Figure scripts

____

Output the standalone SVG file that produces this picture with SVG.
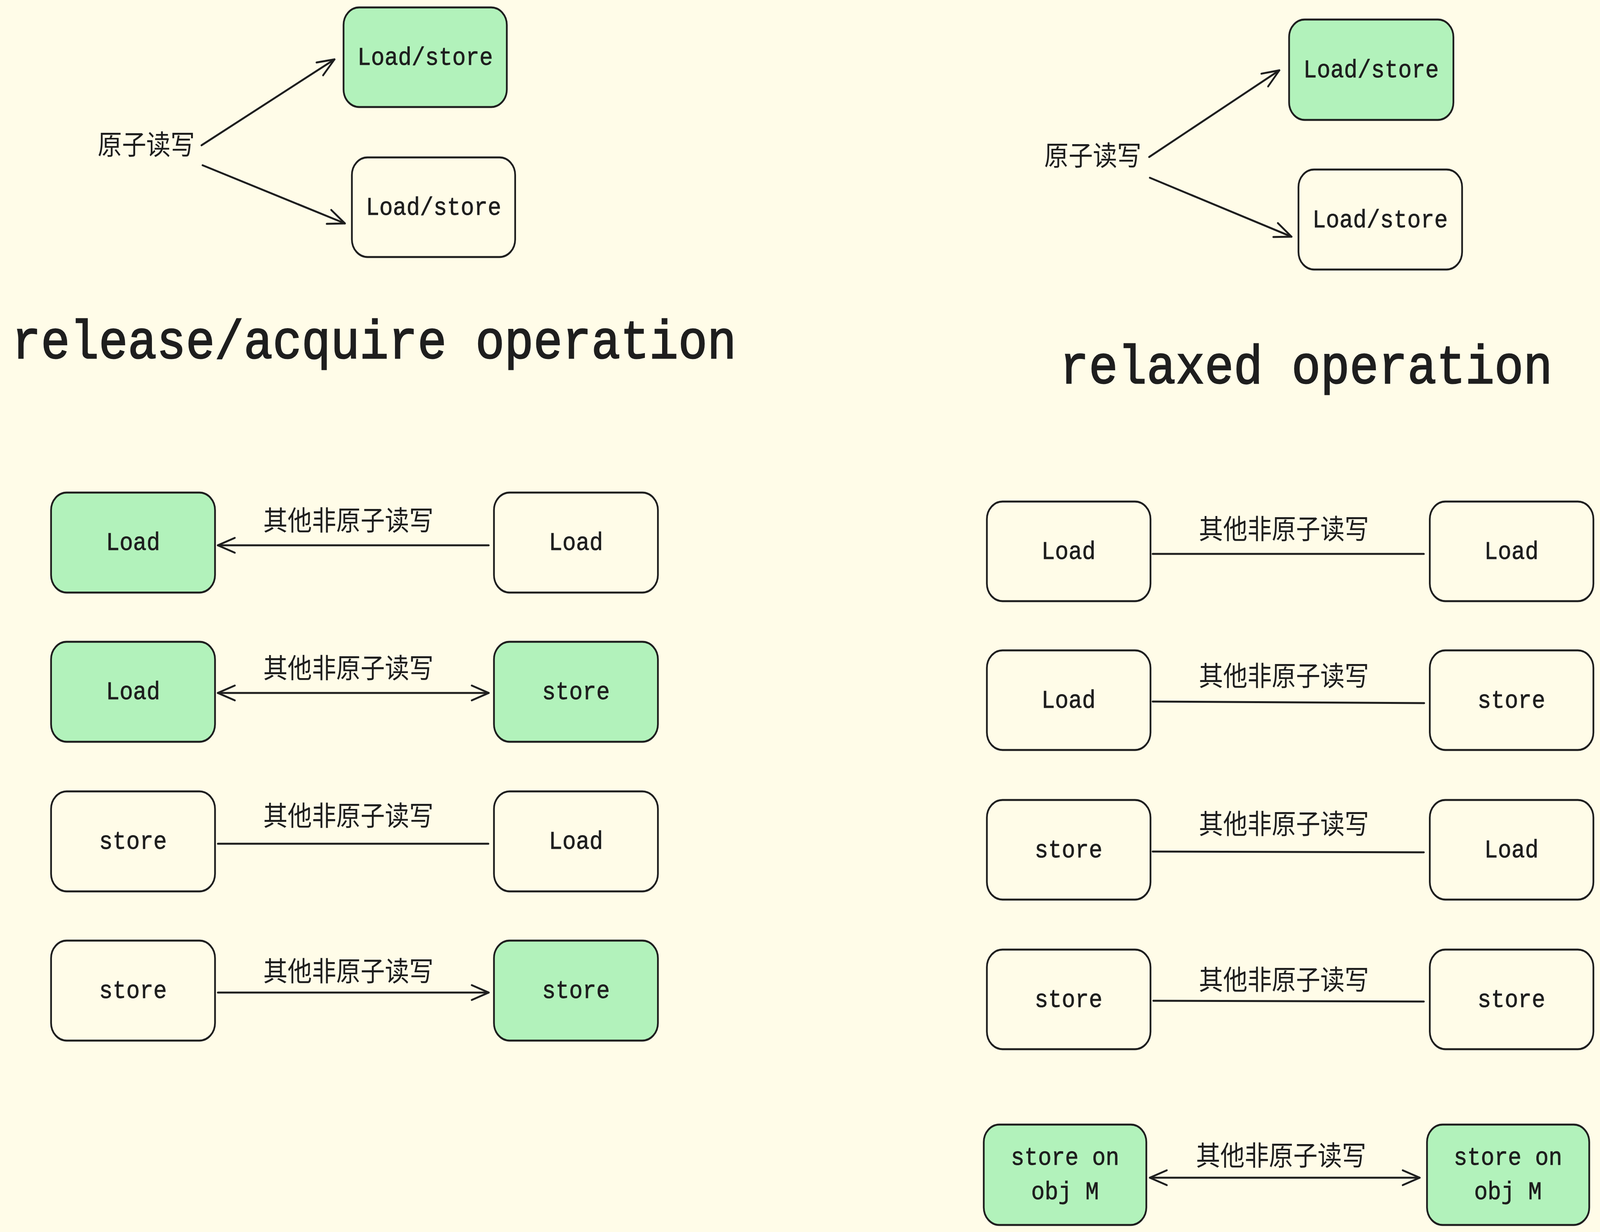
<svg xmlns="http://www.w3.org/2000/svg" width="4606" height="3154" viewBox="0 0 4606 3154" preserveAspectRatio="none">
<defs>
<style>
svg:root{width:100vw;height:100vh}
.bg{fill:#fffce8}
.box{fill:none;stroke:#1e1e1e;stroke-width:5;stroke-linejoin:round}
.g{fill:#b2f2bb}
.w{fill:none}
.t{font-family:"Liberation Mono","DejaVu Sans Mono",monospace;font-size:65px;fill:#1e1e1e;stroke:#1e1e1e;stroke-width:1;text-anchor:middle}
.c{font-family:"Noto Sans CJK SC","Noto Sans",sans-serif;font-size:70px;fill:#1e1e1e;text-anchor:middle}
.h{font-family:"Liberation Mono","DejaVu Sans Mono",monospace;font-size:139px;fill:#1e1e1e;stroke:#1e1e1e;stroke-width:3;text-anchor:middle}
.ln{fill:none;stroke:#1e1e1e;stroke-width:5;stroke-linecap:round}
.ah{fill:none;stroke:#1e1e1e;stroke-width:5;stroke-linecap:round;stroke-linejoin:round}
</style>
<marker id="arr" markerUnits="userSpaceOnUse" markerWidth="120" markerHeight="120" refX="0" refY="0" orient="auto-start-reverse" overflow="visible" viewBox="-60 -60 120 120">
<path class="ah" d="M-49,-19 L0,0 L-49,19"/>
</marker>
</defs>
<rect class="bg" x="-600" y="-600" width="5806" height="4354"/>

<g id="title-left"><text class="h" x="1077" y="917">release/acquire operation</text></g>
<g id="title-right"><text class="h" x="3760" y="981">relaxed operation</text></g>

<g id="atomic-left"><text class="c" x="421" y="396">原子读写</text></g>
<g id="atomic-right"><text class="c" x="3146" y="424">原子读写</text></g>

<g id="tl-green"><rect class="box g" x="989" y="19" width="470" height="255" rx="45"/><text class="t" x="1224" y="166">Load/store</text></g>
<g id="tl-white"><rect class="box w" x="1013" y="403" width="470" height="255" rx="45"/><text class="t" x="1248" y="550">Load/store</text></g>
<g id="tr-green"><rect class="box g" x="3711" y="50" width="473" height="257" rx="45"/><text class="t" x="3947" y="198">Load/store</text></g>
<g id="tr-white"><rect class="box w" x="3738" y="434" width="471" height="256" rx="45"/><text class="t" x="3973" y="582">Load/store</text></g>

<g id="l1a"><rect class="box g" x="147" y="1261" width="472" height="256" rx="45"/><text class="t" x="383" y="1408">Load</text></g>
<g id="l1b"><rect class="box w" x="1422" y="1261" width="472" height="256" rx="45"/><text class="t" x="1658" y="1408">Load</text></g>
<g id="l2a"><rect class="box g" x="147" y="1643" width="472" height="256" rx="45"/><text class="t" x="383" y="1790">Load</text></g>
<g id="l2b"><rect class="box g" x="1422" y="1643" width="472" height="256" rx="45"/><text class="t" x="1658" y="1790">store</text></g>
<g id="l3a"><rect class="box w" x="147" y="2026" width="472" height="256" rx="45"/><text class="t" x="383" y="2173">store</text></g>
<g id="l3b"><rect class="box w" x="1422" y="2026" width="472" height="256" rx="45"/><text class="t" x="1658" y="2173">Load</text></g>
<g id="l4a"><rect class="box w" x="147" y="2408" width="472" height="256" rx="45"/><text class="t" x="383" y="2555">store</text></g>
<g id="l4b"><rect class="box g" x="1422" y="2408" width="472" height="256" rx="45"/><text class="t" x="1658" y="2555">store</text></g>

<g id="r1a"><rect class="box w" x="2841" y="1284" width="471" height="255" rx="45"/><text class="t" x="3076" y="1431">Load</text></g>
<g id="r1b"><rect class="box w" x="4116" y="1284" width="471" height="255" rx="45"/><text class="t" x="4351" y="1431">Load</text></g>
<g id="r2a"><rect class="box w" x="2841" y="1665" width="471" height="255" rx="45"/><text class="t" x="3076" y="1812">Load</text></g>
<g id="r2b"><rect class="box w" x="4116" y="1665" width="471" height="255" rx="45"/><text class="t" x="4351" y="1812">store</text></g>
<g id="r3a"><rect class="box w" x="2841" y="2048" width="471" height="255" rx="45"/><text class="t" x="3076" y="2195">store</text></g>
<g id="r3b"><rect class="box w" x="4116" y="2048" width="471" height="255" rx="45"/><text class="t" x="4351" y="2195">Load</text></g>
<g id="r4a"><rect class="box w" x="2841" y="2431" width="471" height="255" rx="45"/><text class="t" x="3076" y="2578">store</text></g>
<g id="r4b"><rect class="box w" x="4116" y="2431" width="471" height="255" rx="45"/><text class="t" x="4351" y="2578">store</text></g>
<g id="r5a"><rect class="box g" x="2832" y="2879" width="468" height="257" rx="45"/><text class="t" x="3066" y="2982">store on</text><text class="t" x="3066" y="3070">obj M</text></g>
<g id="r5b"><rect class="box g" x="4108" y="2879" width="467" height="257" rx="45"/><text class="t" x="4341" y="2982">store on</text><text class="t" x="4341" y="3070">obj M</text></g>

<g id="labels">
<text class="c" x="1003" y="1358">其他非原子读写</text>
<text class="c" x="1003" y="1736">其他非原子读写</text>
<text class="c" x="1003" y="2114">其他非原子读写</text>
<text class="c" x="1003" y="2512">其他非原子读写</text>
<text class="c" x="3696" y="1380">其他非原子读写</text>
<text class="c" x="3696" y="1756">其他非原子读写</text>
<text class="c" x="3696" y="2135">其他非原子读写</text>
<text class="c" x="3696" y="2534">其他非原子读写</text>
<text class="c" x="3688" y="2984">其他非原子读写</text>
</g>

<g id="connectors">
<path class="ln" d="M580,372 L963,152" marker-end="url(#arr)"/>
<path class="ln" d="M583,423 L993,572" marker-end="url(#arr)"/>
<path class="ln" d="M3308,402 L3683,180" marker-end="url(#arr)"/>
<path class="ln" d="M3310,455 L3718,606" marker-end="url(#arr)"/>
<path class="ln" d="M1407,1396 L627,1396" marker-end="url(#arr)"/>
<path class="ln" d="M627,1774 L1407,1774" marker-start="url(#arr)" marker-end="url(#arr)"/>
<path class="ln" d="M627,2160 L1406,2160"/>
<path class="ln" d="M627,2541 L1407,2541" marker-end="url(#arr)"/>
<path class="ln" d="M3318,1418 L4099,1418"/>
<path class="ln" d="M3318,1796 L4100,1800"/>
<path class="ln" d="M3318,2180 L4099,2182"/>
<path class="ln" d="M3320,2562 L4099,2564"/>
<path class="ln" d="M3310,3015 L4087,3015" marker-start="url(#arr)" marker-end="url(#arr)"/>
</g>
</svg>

____

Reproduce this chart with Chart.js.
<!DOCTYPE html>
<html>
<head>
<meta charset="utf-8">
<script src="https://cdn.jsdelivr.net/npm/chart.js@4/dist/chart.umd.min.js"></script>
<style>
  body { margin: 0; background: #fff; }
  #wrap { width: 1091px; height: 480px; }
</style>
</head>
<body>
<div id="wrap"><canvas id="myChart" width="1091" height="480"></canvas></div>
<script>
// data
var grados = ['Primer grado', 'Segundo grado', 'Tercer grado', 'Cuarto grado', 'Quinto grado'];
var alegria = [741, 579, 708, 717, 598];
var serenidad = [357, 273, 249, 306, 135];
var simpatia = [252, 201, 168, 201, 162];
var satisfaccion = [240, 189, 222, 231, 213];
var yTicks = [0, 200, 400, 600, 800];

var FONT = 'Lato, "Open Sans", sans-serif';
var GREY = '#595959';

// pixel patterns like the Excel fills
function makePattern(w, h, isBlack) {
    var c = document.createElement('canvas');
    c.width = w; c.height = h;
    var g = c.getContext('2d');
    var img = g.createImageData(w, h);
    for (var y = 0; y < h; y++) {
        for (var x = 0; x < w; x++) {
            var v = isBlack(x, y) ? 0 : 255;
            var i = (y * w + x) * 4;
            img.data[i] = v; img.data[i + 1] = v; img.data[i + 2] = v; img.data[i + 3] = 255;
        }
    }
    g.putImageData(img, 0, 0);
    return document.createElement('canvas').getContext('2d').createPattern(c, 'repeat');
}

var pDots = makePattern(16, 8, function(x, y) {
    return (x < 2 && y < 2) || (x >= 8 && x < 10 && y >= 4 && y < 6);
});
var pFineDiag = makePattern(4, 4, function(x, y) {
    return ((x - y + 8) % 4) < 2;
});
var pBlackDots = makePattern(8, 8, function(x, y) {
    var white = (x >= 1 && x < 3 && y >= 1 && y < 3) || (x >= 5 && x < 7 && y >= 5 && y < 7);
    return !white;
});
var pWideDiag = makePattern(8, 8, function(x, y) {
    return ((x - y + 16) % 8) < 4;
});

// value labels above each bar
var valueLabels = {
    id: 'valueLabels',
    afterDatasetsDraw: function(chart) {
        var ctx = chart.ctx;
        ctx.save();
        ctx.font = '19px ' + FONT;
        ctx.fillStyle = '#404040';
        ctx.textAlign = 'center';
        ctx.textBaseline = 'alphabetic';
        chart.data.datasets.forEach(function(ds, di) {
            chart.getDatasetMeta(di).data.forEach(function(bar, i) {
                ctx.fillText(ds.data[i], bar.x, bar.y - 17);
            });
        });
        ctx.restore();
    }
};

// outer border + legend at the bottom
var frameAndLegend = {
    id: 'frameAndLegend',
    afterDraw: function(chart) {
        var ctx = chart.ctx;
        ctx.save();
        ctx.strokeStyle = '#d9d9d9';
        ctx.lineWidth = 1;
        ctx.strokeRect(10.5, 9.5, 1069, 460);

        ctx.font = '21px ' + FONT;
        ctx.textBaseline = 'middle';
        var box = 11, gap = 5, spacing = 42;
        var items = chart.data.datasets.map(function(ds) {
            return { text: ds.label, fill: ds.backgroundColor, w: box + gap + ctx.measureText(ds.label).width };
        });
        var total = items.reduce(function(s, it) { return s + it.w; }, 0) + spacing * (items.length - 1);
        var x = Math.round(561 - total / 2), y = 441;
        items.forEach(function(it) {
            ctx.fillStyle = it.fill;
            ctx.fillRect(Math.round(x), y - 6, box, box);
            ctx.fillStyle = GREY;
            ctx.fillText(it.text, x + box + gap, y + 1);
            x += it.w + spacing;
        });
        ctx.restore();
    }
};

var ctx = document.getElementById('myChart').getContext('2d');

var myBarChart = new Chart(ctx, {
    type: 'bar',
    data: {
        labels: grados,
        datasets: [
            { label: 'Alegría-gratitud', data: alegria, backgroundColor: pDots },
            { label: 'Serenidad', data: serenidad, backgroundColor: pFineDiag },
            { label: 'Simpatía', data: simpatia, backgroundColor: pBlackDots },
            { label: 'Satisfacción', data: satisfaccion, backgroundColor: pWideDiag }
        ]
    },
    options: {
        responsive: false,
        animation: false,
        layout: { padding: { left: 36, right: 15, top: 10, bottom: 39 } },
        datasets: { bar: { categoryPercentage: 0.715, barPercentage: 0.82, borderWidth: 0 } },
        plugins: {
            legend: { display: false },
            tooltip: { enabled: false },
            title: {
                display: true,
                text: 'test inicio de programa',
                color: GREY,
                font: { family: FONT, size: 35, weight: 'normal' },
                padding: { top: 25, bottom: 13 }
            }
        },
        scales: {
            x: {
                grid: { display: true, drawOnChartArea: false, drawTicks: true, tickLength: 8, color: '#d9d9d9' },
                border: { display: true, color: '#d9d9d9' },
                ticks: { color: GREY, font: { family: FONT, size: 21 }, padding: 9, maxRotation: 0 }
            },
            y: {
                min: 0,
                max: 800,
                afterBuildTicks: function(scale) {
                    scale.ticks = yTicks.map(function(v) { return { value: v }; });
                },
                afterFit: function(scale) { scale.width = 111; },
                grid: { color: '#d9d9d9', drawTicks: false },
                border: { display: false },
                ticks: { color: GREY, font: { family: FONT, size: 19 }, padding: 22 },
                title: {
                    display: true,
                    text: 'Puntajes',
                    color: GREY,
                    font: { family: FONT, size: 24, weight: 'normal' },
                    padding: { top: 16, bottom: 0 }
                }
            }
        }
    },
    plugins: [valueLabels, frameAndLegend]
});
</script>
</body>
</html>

____

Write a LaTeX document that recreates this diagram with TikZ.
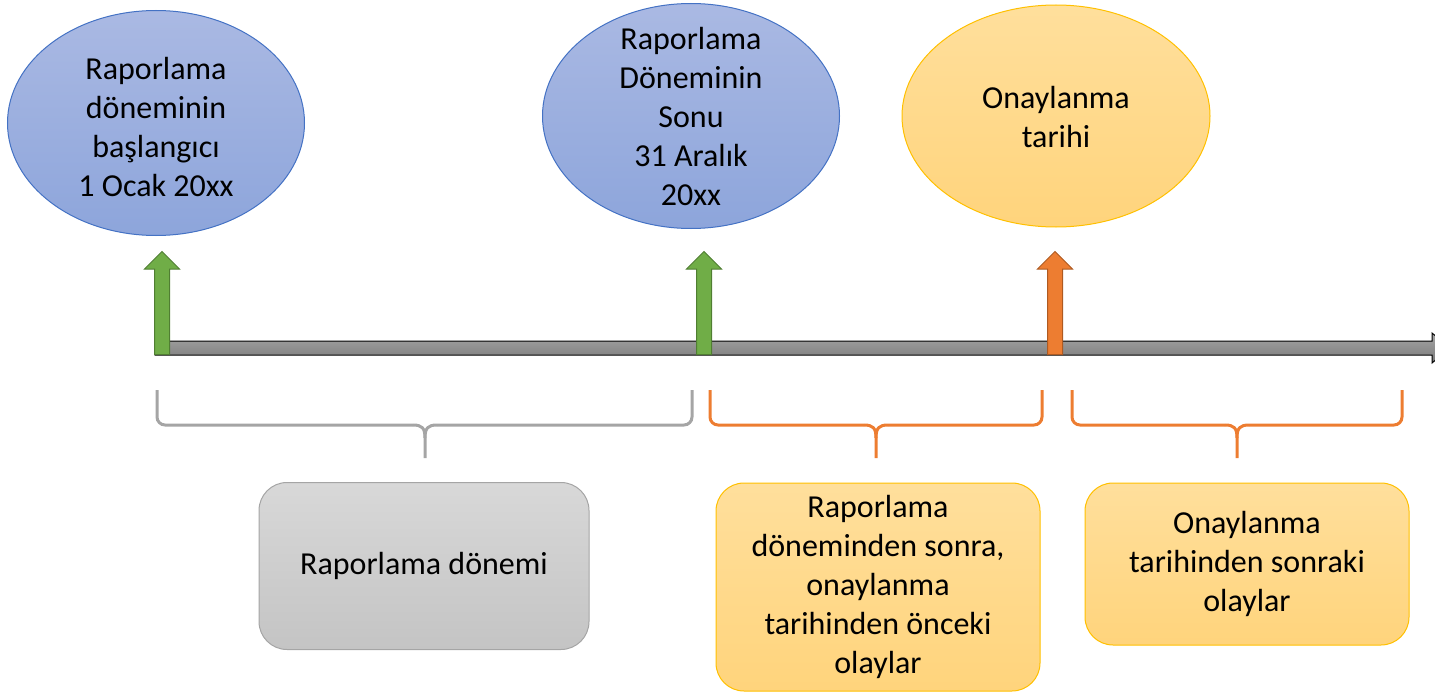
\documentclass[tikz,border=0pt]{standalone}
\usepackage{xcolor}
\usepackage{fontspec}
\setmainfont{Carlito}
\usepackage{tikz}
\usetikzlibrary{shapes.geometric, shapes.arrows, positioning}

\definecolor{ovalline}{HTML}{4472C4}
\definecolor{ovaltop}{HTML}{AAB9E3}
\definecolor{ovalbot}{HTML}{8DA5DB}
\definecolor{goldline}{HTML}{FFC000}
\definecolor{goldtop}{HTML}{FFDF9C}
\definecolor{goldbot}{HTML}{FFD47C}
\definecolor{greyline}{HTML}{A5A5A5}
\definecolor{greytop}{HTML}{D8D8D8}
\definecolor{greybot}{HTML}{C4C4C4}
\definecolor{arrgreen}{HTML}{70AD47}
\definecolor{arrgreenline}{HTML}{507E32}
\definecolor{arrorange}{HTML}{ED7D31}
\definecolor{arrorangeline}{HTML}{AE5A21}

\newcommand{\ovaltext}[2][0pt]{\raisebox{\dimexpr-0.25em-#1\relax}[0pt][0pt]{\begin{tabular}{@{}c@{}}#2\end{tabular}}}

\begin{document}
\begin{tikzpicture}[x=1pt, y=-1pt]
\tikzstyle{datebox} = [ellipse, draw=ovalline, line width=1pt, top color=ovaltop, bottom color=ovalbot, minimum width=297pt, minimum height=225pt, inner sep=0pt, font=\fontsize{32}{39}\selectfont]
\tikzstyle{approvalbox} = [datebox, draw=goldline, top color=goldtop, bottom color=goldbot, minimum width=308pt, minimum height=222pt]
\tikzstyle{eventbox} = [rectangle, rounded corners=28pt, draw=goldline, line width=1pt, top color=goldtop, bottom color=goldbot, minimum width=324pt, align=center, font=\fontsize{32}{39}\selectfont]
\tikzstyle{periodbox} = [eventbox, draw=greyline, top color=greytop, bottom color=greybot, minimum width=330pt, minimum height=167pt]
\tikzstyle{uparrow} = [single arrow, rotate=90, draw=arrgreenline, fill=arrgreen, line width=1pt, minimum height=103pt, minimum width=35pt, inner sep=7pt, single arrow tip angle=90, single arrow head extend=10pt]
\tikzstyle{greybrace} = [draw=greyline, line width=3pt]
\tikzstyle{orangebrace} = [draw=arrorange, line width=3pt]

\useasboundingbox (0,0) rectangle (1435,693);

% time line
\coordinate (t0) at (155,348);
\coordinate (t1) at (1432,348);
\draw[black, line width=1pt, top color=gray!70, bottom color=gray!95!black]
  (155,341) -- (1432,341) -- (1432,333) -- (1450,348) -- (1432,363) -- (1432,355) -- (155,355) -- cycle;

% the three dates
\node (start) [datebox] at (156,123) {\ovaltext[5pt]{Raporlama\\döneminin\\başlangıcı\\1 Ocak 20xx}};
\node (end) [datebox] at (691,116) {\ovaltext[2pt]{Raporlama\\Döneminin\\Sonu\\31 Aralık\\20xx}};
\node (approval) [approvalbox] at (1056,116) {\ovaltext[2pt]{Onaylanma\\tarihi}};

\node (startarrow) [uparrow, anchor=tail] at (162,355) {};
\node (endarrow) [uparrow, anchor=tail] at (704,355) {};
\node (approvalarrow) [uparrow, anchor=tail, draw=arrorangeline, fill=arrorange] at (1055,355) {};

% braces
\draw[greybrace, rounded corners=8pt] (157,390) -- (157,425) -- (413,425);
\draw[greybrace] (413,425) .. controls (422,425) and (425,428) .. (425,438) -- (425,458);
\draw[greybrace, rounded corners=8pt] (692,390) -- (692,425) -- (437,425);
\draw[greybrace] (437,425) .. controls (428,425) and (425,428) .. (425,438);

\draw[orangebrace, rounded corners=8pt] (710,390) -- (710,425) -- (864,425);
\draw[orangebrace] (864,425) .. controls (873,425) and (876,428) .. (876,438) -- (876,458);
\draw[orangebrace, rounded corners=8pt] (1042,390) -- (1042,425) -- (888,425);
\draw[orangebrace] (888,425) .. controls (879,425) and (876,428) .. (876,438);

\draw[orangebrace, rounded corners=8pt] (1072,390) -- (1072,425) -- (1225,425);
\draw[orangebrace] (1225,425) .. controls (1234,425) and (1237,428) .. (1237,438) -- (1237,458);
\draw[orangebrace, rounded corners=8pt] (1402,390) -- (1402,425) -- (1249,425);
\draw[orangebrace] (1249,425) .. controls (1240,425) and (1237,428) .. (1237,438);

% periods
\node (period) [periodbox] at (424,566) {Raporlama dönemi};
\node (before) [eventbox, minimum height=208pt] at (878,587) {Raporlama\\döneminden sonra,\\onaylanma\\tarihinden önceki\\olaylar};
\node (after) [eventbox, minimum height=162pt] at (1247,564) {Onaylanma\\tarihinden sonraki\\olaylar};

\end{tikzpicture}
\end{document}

____

◆ Brief
Retype only the lines above from the one with "Write a LaTeX" through the one with "(0,0) rectangle (1435,693);", exactly and with both ends. Images stay out.

◆ Exercise output
Write a LaTeX document that recreates this diagram with TikZ.
\documentclass[tikz,border=0pt]{standalone}
\usepackage{xcolor}
\usepackage{fontspec}
\setmainfont{Carlito}
\usepackage{tikz}
\usetikzlibrary{shapes.geometric, shapes.arrows, positioning}

\definecolor{ovalline}{HTML}{4472C4}
\definecolor{ovaltop}{HTML}{AAB9E3}
\definecolor{ovalbot}{HTML}{8DA5DB}
\definecolor{goldline}{HTML}{FFC000}
\definecolor{goldtop}{HTML}{FFDF9C}
\definecolor{goldbot}{HTML}{FFD47C}
\definecolor{greyline}{HTML}{A5A5A5}
\definecolor{greytop}{HTML}{D8D8D8}
\definecolor{greybot}{HTML}{C4C4C4}
\definecolor{arrgreen}{HTML}{70AD47}
\definecolor{arrgreenline}{HTML}{507E32}
\definecolor{arrorange}{HTML}{ED7D31}
\definecolor{arrorangeline}{HTML}{AE5A21}

\newcommand{\ovaltext}[2][0pt]{\raisebox{\dimexpr-0.25em-#1\relax}[0pt][0pt]{\begin{tabular}{@{}c@{}}#2\end{tabular}}}

\begin{document}
\begin{tikzpicture}[x=1pt, y=-1pt]
\tikzstyle{datebox} = [ellipse, draw=ovalline, line width=1pt, top color=ovaltop, bottom color=ovalbot, minimum width=297pt, minimum height=225pt, inner sep=0pt, font=\fontsize{32}{39}\selectfont]
\tikzstyle{approvalbox} = [datebox, draw=goldline, top color=goldtop, bottom color=goldbot, minimum width=308pt, minimum height=222pt]
\tikzstyle{eventbox} = [rectangle, rounded corners=28pt, draw=goldline, line width=1pt, top color=goldtop, bottom color=goldbot, minimum width=324pt, align=center, font=\fontsize{32}{39}\selectfont]
\tikzstyle{periodbox} = [eventbox, draw=greyline, top color=greytop, bottom color=greybot, minimum width=330pt, minimum height=167pt]
\tikzstyle{uparrow} = [single arrow, rotate=90, draw=arrgreenline, fill=arrgreen, line width=1pt, minimum height=103pt, minimum width=35pt, inner sep=7pt, single arrow tip angle=90, single arrow head extend=10pt]
\tikzstyle{greybrace} = [draw=greyline, line width=3pt]
\tikzstyle{orangebrace} = [draw=arrorange, line width=3pt]

\useasboundingbox (0,0) rectangle (1435,693);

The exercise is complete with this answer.